Saturday, May 1, 2010

Don't Try This At Home

by Ben Small

Your perp has a loaded semi-automatic pistol pushed against your protagonist's stomach and has his finger on the trigger.

What should your protagonist do?

Simple. Move against the gun, push his belly hard against the muzzle.

Counter intuitive, isn't it?  But it's an effective maneuver.

Why? Because a semi-auto pistol can only fire if it's locked up. Pushing hard against the muzzle will cause the slide to slip back ever so slightly, thus preventing the pistol from going into battery.  More likely than not, the perp will not understand what has happened and will panic. Yes, you could accomplish the same thing by grabbing the slide and pushing it back, but that's obvious, and a slap of the hand holding the slide or counter pressure on it will cause the slide to slip back into lockup. 

Bang. Call the coroner.

The belly-push gives your protagonist an opportunity to slap the gun away while the perp is still trying to figure out what went wrong.  Those extra tacos your protag had for lunch may just save his life.
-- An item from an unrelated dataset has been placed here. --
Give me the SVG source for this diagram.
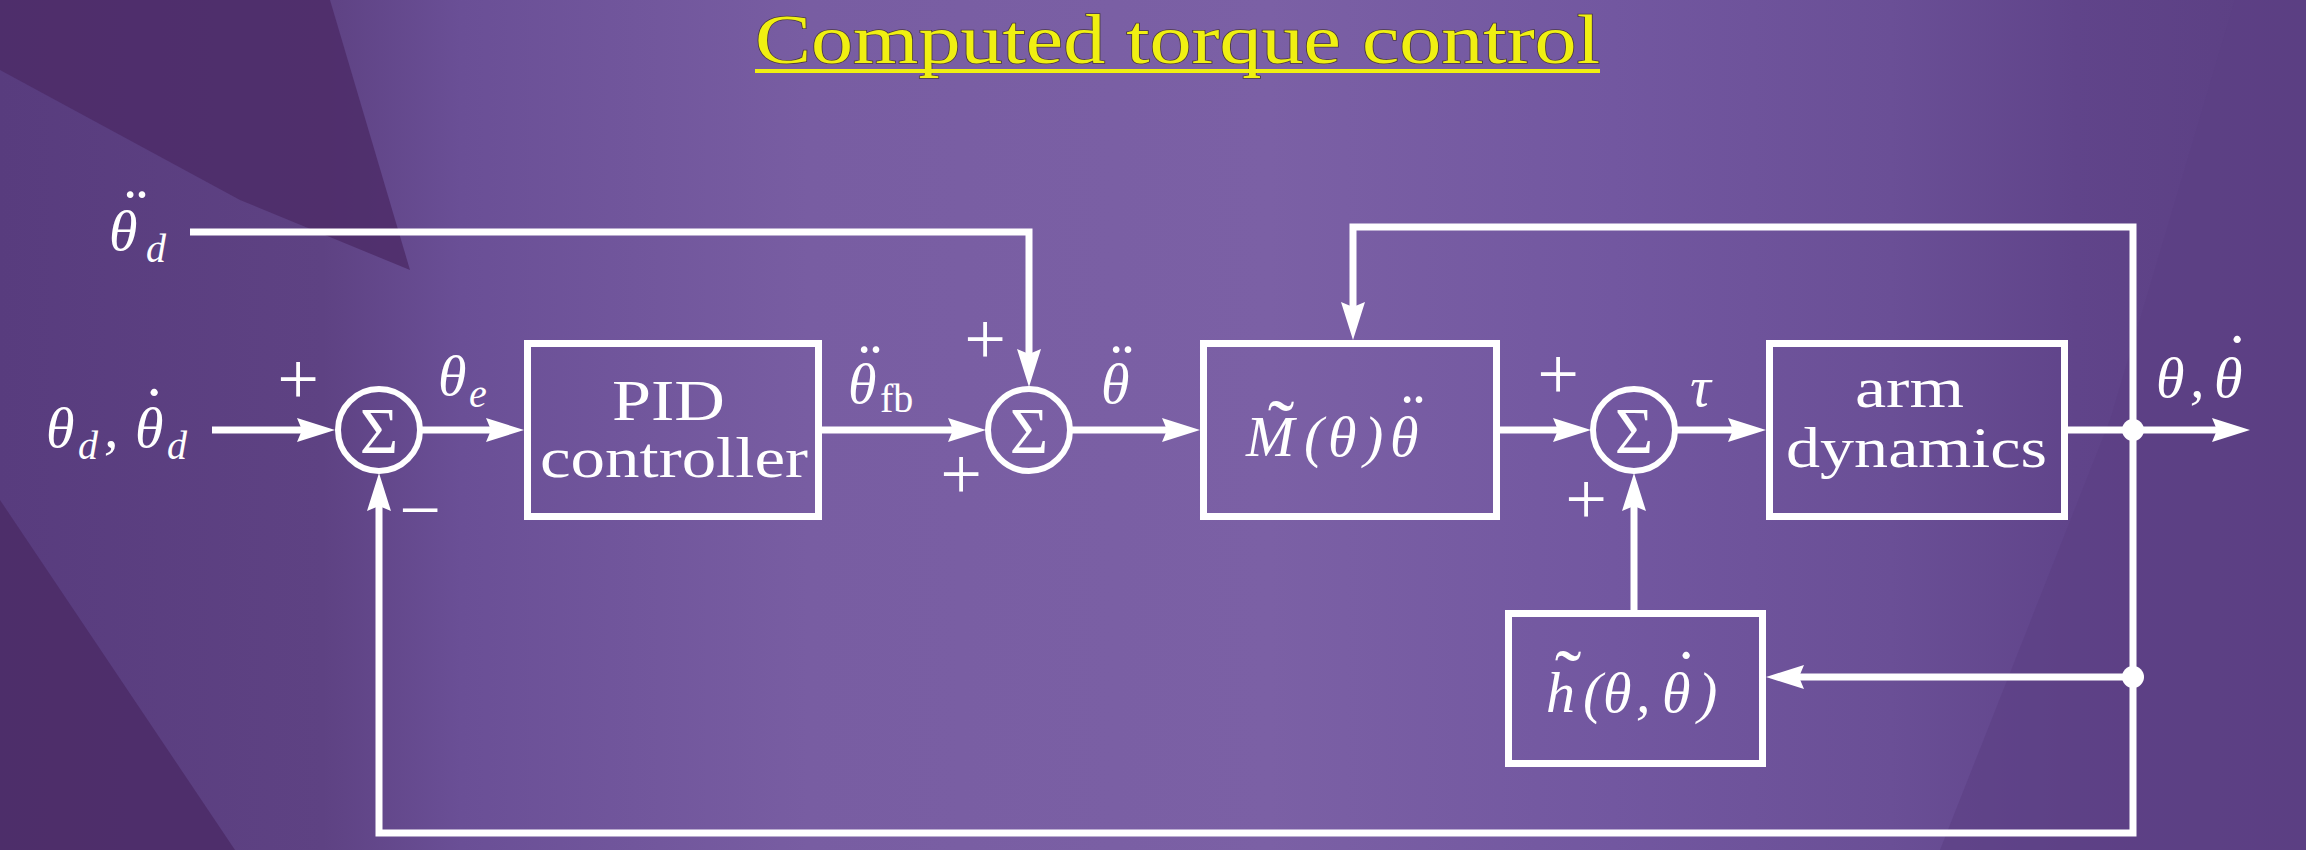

How much pressure is needed? Depends on the gun. A Beretta 92FS, the commercial version of the military pistol, has a slide that moves easily. In fact, there have been occasions where the person on the wrong end of a Beretta muzzle has pushed back on the pistol's slide and pushed the slide off the pistol. Sig Sauers and Glocks and 1911s, however, have more resistant slides and require more pressure. Depends on the gun and how well it's been maintained. Slides tend to loosen over time, so a new gun's slide will usually require more pressure than a well-used pistol.

Obviously, if your protagonist is a bit on the heavy side, muzzle-sink is easier to accomplish. Hard bodies may have to push harder. But even Skinny Minny can do this, just requires more pressure. Lean into it, stringbean.

A smart perp, one who knows guns, may counteract this move, however, by grabbing the slide and holding it into place. But I wouldn't worry too much about this happening. Most perps -- indeed, nost people, cops included -- don't know much about guns.

I have to admit: I have not tried this, nor do I intend to. I relied on Massad Aboud, a cop and head of the Lethal Force Institute in Connecticut. for this information. Mas Aboud is regarded as a gun expert; he's frequently called as an expert witness in criminal and civil trials involving guns. He's also a regular contributor to several gun magazines. If Massad Aboud says something, I believe him.  His book IN THE GRAVEST EXTREME should be required reading for every gun owner and for mystery writers who include guns in their stories.

So maybe your protagonist should order some supersized McDonald's meals, huh?


The Daring Novelist said...

Oh, this is great, although you'd have to explain it to get away with it.

Mark Troy said...

Good tip, Ben. I've read quite a few of Aboud's articles and always found them useful.

Dana Fredsti said...

I love all the gun tips, Ben! Very useful!

Kevin R. Tipple said...

A former secuirty guard I used to work with was mugged about two years ago down in Deep Ellum. He tried this and it didn't work. Considering the belly he has on him, which would put mine to shame, I'm not sure it really works.

He survived the shooting, but just barely.

Morgan Mandel said...

I know the person to ask if I need any gun answers, that's for sure. I'm no expert by any means.

Morgan Mandel

Tony Burton said...

It's very possible that the security guard in question had/has such a soft belly that it didn't actually move the action back. It would be the difference between pushing the gun against a loaf of bread and pushing it against an unopened sack of flour. If the belly just sort of flowed around the barrel, you're absolutely right--bang.


Kevin R. Tipple said...

That very well might be the answer, Tony. It might have acted more like a big pillow/loaf of bread than anything else.